Give it an edge with… massive, oomphy floor cushions, all in jewel tones, from emerald green to regal purple.
Pare it Back
White is white, right? Wrong. You only have to try a few of Farrow & Ball’s oh so popular off-whites such as Dropcloth or Wimborne White to see that each of these whiter shades of pale carries its own strong, unique character, precisely the reason why getting the right one can prove so tricky. School House White, the newest addition to the off-white family, is no exception in the character stakes. Fresh and classic, it also has a soft edge and is said to be reminiscent of the colour of old school houses, hence its name.
Give it an edge with… an artful Ligne Roset style sofa in a punchy orange – can you actually picture the scene? Heart eye emojis galore.
Once again, the grey walls of yesteryear are being moved out to make way for varieties of soft pink and shades of blush, in turn ratifying their ability to function as new neutrals in their own right. And whilst the title of this particular tone infers pink, the colour itself definitely resides in the rose category. A muted, moody shade, Sulking Room Pink is unquestionably rooted in romance. Said to be evocative of the colours used in traditional French boudoirs, so its name came to be, since ‘bouder’ is the verb to sulk. For me, from this new collection, Sulking Room Pink is without doubt the pièce de résistance.
Give it an edge with… a slice of Yves Klein blue; the type of colour juxtaposition that dreams are made of. Feature it in a cushion casually strewn on a chaise, or on a pot sat amidst a mantle vignette. Ooh. Là. Là.
Bring the Outside in
Many would be immediately put off by the idea of going green, but pause and take a second glance at the versatile shade that is Treron, before dissing the possibility entirely. Described as a dark grey green, it also has an earthy quality and a warmth which makes it the perfect partner for lighter grey tones. And as the perfect backdrop to a room which features a lot of natural materials, Treron has the ability to be the anchor in an all-out calm, balancing room scheme.
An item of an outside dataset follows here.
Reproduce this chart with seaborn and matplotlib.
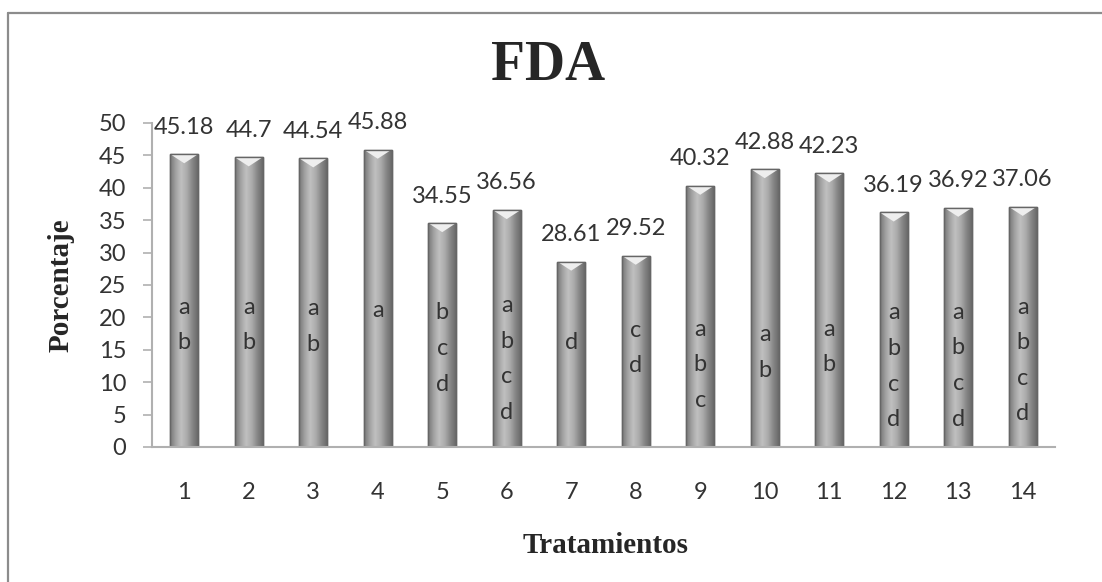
import matplotlib.pyplot as plt
import numpy as np
import pandas as pd
import seaborn as sns
from matplotlib.colors import LinearSegmentedColormap
from matplotlib.patches import Polygon
from matplotlib.lines import Line2D

# data
treatments = ["1", "2", "3", "4", "5", "6", "7", "8", "9", "10", "11", "12", "13", "14"]
values = [45.18, 44.7, 44.54, 45.88, 34.55, 36.56, 28.61, 29.52, 40.32, 42.88, 42.23, 36.19, 36.92, 37.06]
letters = ["ab", "ab", "ab", "a", "bcd", "abcd", "d", "cd", "abc", "ab", "ab", "abcd", "abcd", "abcd"]
# height (in % units) of the first letter of each group
letter_top = [21.6, 21.6, 21.3, 21.0, 20.7, 21.8, 16.2, 18.0, 18.2, 17.3, 18.2, 20.7, 20.8, 21.6]
letter_step = 5.5

sns.set_style("white")
plt.rcParams['font.family'] = ['Lato', 'DejaVu Sans']

fig = plt.figure(figsize=(11.02, 5.82), dpi=100)
ax = fig.add_axes([0.1379, 0.2320, 0.8194, 0.5567])

df = pd.DataFrame({"Tratamiento": treatments, "Porcentaje": values})
sns.barplot(data=df, x="Tratamiento", y="Porcentaje", color="#a0a0a0", width=0.43,
            edgecolor="#666666", linewidth=1.0, ax=ax)

# cylinder-like shading on each bar
grad = LinearSegmentedColormap.from_list("cyl", ["#767676", "#a2a2a2", "#c0c0c0", "#acacac", "#888888", "#6a6a6a"])
shade = np.linspace(0, 1, 64).reshape(1, -1)
for p in ax.patches:
    x0, w, h = p.get_x(), p.get_width(), p.get_height()
    im = ax.imshow(shade, cmap=grad, extent=[x0, x0 + w, 0, h], aspect='auto', zorder=p.get_zorder() + 0.1)
    im.set_clip_path(p)
    # light chevron on top of the bar
    top = Polygon([[x0, h], [x0 + w, h], [x0 + w * 0.5, h - 1.4]], closed=True,
                  facecolor="#eeeeee", edgecolor="none", zorder=p.get_zorder() + 0.2)
    ax.add_patch(top)
    edge = plt.Rectangle((x0, 0), w, h, fill=False, edgecolor="#666666", linewidth=1.0,
                         zorder=p.get_zorder() + 0.3)
    ax.add_patch(edge)

ax.set_xlim(-0.5, len(treatments) - 0.5)
ax.set_ylim(0, 50)
ax.set_yticks(range(0, 51, 5))

# value labels and significance letters
for i, (v, grp, ytop) in enumerate(zip(values, letters, letter_top)):
    ax.annotate(f"{v:g}", (i, v), xytext=(0, 19.5), textcoords='offset points',
                ha='center', va='center', fontsize=17, color="#333333", zorder=5)
    for k, ch in enumerate(grp):
        ax.text(i, ytop - k * letter_step, ch, ha='center', va='center', fontsize=17,
                color="#333333", zorder=5)

for side in ["top", "right"]:
    ax.spines[side].set_visible(False)
for side in ["left", "bottom"]:
    ax.spines[side].set_color("#b0b0b0")
    ax.spines[side].set_linewidth(1.5)

ax.tick_params(axis='y', left=True, length=6.5, width=1.2, color="#b0b0b0", pad=12,
               labelsize=17, labelcolor="#333333")
ax.tick_params(axis='x', bottom=False, pad=22, labelsize=17, labelcolor="#333333")
ax.set_xlabel("")
ax.set_ylabel("")

fig.text(548 / 1102, 1 - 80 / 582, "FDA", ha='center', va='baseline', fontsize=40,
         fontweight='bold', family='Liberation Serif')
fig.text(606 / 1102, 1 - 553 / 582, "Tratamientos", ha='center', va='baseline', fontsize=21,
         fontweight='bold', family='Liberation Serif')
fig.text(61 / 1102, 1 - 285 / 582, "Porcentaje", ha='center', va='center', rotation=90,
         fontsize=21, fontweight='bold', family='Liberation Serif')

# outer chart frame (left and top edges visible)
fig.add_artist(Line2D([8 / 1102, 8 / 1102], [0, 1 - 13 / 582], transform=fig.transFigure,
                      color="#8c8c8c", linewidth=1.6))
fig.add_artist(Line2D([8 / 1102, 1], [1 - 13 / 582, 1 - 13 / 582], transform=fig.transFigure,
                      color="#8c8c8c", linewidth=1.6))

plt.savefig("out.png", dpi=100)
Give it an edge with… a lick of fresh minty blue painted on an accent dining chair; a zingy, upbeat tone such as Blue Ground should fit the bill pretty perfectly.
Dark with a Difference
With its roots fixed in red, Paean Black can handle a strong partner so feel free to dream in shades of rich ruby and burgundy. Lending itself evenly to both contemporary and bohemian schemes, it’s no surprise that this colour can guarantee an intimate environment with a distinctive, distinguished feel. And whilst it can certainly provide all the drama you desire, do be aware of my aforementioned issue – in a cosy, night time room, it’s a yes, yes, yes. But in a sunlight drenched day room, maybe not so much.
Give it an edge with… old, beaten up leather seating – I assure you, they’ll be BFFs.